| Problem requirements |
Scan each line of the records for the word "document" and extract the ones that have it.

>> Begin Record excerpts

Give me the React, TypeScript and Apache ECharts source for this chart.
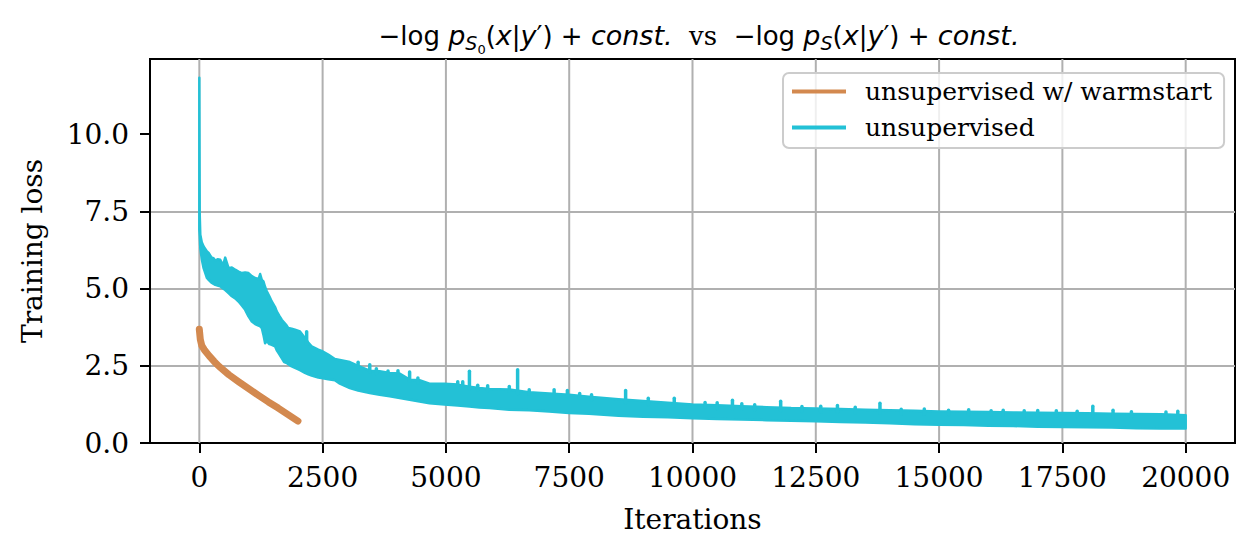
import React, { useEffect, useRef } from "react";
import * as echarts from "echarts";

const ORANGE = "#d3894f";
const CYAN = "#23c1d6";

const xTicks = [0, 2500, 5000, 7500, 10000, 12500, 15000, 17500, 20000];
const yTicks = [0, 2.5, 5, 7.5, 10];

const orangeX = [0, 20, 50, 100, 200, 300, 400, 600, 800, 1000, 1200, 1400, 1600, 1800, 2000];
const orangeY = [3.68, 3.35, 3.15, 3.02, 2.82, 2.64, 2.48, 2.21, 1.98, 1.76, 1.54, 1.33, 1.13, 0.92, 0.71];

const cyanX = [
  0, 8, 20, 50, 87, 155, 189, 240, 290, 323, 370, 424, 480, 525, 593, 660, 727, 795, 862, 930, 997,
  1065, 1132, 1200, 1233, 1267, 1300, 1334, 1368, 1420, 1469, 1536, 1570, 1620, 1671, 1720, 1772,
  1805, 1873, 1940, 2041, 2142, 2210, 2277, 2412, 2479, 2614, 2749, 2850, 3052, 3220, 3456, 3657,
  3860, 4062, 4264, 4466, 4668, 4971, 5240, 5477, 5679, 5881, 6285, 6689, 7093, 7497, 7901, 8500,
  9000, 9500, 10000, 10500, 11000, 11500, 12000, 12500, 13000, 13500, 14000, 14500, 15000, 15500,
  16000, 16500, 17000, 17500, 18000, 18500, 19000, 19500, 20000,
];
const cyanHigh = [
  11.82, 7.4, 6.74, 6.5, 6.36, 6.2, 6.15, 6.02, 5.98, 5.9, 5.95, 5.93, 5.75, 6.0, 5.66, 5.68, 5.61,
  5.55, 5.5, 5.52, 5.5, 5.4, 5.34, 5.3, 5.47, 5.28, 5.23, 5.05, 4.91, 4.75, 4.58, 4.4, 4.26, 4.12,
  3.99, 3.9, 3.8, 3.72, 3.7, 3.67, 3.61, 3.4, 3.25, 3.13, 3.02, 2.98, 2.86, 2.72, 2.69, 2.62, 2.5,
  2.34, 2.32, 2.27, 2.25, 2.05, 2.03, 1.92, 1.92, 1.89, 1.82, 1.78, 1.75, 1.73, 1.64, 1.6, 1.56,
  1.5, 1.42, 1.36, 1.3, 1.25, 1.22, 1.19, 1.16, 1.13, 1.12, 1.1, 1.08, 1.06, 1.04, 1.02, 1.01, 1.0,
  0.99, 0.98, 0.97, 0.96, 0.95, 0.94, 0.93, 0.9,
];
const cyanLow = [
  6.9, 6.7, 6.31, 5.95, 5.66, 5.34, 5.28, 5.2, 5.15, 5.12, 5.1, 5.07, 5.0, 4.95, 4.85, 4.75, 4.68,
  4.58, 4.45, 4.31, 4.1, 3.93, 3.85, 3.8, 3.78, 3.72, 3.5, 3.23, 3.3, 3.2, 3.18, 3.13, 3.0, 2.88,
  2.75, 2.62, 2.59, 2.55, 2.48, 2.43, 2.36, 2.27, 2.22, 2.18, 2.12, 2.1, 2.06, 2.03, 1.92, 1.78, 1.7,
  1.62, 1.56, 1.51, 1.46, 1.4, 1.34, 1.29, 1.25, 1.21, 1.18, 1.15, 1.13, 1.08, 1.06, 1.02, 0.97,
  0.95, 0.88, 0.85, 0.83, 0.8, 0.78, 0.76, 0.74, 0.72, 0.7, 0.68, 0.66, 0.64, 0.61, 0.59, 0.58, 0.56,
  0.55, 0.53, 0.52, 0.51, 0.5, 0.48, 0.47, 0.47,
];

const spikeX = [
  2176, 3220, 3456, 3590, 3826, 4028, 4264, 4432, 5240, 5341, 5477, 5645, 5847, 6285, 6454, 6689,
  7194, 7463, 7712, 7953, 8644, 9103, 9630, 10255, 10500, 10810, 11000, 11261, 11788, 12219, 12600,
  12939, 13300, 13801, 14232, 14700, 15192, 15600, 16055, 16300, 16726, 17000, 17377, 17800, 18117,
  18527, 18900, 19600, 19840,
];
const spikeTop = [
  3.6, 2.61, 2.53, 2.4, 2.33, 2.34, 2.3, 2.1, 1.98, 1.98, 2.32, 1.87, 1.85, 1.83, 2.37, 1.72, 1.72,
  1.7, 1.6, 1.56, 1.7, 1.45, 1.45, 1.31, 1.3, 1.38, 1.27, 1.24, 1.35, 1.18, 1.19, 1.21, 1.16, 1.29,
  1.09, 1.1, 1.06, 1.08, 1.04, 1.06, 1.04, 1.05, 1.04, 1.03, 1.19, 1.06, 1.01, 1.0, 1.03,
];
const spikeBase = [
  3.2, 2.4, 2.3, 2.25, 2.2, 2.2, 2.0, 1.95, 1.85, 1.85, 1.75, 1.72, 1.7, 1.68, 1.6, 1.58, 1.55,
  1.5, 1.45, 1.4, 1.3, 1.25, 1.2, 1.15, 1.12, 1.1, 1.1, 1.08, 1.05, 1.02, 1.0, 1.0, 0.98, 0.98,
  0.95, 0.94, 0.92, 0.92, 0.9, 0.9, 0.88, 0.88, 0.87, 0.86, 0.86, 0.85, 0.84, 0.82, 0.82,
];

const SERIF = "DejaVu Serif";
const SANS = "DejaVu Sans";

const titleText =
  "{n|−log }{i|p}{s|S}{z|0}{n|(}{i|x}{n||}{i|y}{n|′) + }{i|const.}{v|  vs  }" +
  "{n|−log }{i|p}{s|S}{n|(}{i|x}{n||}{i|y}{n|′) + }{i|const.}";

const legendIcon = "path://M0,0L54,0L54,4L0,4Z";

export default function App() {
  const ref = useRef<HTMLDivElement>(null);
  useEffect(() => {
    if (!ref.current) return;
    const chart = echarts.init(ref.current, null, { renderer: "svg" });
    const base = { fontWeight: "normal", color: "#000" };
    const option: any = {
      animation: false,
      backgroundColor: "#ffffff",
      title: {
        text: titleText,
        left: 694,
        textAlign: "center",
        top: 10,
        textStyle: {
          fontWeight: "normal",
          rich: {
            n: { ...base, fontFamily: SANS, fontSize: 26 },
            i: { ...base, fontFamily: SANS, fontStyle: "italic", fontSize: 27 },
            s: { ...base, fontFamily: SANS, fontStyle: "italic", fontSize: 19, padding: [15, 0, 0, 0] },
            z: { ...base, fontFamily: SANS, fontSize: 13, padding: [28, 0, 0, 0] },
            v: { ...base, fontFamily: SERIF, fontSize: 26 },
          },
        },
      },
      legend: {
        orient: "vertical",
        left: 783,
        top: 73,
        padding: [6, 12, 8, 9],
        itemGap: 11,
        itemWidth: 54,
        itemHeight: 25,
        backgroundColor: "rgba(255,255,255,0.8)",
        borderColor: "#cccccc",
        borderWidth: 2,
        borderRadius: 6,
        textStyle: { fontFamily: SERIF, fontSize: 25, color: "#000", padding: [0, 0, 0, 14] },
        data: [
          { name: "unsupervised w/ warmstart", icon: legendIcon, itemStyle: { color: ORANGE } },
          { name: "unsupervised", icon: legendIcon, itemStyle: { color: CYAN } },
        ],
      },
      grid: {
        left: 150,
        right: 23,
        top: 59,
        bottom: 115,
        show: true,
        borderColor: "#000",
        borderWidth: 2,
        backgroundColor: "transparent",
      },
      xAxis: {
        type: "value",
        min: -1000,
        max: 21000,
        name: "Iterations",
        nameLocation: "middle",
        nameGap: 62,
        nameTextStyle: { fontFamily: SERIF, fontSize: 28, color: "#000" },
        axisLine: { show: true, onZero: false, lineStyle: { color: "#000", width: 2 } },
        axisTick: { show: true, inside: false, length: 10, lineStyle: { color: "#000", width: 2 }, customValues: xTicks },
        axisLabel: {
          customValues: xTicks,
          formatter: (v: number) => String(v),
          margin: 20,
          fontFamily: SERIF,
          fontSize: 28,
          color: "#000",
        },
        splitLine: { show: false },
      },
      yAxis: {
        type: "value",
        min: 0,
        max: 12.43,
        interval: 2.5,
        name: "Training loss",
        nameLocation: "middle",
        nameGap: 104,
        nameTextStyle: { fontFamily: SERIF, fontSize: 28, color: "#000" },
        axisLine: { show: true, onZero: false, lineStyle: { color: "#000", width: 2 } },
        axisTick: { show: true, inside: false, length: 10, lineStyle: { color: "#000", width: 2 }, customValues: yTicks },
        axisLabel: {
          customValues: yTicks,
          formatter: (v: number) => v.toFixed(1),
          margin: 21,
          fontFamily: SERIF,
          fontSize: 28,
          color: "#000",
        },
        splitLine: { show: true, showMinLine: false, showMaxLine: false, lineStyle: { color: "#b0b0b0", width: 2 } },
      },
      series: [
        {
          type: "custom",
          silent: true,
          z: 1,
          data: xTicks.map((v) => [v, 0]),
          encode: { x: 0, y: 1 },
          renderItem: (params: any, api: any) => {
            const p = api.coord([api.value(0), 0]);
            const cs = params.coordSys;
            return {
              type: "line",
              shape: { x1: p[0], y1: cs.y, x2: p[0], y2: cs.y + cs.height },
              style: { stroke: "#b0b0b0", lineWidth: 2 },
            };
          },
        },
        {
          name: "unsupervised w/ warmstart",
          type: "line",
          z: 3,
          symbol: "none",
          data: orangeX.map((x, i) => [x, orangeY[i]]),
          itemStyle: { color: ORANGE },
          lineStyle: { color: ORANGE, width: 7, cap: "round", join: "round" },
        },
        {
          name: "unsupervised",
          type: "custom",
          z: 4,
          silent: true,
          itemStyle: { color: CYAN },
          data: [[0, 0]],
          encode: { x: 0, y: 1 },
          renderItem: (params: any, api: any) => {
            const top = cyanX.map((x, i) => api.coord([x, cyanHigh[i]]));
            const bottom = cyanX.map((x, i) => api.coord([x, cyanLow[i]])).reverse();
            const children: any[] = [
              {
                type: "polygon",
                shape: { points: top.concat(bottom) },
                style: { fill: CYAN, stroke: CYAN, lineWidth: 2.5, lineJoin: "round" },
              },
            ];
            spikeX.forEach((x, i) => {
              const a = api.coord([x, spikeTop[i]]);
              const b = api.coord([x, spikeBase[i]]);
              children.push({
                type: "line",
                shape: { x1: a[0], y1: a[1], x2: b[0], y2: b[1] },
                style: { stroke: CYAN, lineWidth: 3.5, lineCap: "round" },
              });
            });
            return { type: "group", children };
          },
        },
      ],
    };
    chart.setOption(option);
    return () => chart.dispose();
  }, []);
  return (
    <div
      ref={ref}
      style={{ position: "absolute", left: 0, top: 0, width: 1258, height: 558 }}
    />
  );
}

>> End Record excerpts
>> Begin Record excerpts

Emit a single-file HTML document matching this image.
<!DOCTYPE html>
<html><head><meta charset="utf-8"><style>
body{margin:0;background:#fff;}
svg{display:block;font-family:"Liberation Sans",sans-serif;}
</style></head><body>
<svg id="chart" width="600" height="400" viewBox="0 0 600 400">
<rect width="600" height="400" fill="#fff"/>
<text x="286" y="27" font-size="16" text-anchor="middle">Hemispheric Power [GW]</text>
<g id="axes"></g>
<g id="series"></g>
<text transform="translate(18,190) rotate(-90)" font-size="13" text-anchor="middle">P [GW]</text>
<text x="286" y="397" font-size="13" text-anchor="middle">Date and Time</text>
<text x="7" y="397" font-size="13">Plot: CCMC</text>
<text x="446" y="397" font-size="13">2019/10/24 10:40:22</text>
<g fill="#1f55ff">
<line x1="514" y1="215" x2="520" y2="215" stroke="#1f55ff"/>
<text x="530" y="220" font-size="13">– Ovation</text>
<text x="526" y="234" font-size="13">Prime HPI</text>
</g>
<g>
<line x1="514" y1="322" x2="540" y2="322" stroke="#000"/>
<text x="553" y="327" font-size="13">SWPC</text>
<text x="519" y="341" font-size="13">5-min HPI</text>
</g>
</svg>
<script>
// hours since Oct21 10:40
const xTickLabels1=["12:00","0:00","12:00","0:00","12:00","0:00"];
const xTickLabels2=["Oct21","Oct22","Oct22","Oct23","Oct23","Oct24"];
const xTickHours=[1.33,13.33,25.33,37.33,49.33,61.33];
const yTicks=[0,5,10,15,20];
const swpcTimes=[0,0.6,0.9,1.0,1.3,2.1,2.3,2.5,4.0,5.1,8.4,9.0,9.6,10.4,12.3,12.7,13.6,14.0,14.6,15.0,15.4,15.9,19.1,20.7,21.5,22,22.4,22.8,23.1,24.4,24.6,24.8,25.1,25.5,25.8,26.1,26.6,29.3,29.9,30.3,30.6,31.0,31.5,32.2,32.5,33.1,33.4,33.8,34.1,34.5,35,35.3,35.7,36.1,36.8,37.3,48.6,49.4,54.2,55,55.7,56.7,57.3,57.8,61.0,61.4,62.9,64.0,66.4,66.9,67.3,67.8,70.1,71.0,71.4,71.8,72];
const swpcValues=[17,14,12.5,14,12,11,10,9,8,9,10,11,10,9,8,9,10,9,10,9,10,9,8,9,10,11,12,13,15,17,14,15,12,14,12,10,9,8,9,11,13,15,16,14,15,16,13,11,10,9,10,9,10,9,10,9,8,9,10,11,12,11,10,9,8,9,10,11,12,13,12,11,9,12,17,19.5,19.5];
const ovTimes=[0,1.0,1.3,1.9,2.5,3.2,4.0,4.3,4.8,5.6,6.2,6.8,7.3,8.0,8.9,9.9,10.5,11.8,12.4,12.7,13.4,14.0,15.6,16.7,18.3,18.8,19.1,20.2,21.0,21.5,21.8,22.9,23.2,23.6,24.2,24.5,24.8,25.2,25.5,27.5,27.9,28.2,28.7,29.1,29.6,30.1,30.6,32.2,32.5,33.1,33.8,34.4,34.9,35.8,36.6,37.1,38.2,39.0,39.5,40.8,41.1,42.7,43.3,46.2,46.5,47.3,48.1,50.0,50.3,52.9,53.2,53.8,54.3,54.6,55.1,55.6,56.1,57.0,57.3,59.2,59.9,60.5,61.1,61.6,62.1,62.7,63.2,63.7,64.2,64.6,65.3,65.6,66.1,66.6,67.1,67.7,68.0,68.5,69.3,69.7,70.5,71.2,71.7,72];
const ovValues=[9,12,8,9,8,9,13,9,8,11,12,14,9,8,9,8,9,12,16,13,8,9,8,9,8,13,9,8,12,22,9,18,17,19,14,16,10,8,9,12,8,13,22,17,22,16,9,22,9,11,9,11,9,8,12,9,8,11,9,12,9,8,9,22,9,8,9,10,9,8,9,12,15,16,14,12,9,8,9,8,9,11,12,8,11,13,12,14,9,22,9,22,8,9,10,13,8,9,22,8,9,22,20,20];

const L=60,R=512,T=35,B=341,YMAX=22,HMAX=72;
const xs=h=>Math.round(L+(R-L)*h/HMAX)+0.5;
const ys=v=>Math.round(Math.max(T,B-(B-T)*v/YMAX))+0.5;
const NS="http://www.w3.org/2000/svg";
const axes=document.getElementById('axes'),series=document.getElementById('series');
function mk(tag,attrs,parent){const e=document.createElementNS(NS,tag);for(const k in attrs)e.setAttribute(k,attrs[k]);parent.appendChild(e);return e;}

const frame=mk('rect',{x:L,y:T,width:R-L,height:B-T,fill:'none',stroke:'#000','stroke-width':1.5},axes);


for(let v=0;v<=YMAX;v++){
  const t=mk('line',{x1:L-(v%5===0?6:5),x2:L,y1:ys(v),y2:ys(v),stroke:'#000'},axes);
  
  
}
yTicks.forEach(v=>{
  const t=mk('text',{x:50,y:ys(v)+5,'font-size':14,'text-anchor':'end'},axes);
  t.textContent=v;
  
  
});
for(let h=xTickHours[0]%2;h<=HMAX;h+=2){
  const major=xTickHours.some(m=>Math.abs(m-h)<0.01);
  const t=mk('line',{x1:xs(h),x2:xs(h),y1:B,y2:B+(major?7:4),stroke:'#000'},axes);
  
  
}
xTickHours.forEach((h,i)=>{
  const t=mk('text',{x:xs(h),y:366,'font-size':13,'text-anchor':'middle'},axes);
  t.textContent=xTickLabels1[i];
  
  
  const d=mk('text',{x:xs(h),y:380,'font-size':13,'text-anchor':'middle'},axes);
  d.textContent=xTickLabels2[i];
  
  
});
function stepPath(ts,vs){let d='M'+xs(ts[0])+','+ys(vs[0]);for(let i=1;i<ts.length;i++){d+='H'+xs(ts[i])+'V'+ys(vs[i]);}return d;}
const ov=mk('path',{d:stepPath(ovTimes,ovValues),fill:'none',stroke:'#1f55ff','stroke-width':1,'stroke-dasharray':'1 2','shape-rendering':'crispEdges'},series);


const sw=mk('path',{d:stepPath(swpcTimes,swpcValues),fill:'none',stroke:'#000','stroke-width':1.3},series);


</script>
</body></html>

>> End Record excerpts
>> Begin Record excerpts

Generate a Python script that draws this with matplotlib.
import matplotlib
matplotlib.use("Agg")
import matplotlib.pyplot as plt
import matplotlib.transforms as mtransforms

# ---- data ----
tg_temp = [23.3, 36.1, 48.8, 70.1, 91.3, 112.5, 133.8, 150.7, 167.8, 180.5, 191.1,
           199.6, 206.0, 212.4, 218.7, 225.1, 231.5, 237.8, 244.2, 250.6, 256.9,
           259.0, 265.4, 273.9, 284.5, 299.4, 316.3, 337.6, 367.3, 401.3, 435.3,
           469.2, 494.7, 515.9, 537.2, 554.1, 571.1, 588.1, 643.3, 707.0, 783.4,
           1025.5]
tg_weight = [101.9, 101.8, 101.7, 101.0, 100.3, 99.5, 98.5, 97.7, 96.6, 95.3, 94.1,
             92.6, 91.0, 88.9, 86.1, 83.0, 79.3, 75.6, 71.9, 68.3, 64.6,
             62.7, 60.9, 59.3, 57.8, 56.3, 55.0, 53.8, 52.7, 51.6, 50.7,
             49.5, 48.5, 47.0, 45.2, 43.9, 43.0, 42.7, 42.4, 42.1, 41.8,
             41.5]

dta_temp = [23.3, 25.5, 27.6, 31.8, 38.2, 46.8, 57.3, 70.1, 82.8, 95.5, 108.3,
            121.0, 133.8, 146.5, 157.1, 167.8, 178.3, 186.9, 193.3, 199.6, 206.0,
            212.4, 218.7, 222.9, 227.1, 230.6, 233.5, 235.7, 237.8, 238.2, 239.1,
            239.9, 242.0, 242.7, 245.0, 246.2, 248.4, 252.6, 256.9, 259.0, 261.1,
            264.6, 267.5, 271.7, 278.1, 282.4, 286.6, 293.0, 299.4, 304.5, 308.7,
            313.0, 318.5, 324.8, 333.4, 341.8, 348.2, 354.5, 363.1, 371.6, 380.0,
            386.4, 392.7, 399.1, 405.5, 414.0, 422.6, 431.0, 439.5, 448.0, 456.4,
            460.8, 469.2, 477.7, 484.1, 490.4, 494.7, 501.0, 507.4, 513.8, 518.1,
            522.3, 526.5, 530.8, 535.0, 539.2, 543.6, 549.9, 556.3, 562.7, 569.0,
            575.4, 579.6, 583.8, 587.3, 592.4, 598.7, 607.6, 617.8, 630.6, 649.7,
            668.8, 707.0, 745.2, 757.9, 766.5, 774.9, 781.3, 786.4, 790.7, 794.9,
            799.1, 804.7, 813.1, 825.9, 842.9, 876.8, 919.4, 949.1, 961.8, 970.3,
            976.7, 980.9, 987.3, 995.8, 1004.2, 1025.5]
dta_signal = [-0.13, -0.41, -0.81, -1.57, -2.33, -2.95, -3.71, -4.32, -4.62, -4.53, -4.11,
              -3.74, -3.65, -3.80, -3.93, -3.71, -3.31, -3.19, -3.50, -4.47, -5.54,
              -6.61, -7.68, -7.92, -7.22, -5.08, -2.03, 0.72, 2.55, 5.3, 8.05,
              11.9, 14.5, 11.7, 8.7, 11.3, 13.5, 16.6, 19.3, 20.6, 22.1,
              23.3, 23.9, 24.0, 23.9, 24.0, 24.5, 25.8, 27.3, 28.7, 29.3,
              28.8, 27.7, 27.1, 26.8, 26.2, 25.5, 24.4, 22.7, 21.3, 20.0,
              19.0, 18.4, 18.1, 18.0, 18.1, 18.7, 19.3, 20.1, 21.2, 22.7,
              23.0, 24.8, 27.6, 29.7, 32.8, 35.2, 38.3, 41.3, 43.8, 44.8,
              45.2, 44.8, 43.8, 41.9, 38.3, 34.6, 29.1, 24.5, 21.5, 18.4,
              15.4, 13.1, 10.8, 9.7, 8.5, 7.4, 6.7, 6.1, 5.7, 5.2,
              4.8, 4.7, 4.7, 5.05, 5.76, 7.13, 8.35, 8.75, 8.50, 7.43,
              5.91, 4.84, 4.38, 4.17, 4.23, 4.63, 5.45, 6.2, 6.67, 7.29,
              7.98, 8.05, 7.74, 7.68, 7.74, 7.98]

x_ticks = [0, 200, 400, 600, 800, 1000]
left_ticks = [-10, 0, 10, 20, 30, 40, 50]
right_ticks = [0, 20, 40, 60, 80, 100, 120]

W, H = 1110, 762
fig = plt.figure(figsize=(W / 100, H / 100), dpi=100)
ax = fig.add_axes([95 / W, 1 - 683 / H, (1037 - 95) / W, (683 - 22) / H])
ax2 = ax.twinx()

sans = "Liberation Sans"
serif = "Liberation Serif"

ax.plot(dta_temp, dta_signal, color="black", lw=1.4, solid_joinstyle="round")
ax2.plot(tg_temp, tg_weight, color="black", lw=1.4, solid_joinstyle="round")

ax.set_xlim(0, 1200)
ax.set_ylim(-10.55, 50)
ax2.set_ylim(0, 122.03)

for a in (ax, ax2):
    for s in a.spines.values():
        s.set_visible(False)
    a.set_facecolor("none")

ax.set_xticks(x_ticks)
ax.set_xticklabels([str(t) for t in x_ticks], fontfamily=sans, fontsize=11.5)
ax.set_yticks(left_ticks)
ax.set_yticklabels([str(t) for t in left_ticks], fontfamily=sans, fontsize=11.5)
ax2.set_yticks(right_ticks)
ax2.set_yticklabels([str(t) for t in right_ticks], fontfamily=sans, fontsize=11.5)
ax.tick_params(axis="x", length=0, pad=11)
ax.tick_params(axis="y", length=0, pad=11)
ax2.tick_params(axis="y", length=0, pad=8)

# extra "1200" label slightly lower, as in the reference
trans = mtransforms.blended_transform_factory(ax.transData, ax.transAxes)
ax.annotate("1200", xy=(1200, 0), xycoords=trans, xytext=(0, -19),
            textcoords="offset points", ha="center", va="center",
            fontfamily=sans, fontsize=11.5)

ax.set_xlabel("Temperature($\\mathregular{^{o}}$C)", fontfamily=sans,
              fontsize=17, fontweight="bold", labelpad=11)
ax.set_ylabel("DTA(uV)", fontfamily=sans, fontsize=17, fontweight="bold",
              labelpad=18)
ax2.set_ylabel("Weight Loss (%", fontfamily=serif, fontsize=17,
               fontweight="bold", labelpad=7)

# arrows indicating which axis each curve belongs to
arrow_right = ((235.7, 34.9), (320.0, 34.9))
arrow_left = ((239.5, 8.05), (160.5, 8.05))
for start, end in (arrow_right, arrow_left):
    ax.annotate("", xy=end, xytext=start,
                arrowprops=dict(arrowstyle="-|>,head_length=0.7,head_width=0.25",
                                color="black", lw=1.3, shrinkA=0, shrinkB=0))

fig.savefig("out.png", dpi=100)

>> End Record excerpts

| Final answer |
Emit a single-file HTML document matching this image.
const axes=document.getElementById('axes'),series=document.getElementById('series');
function mk(tag,attrs,parent){const e=document.createElementNS(NS,tag);for(const k in attrs)e.setAttribute(k,attrs[k]);parent.appendChild(e);return e;}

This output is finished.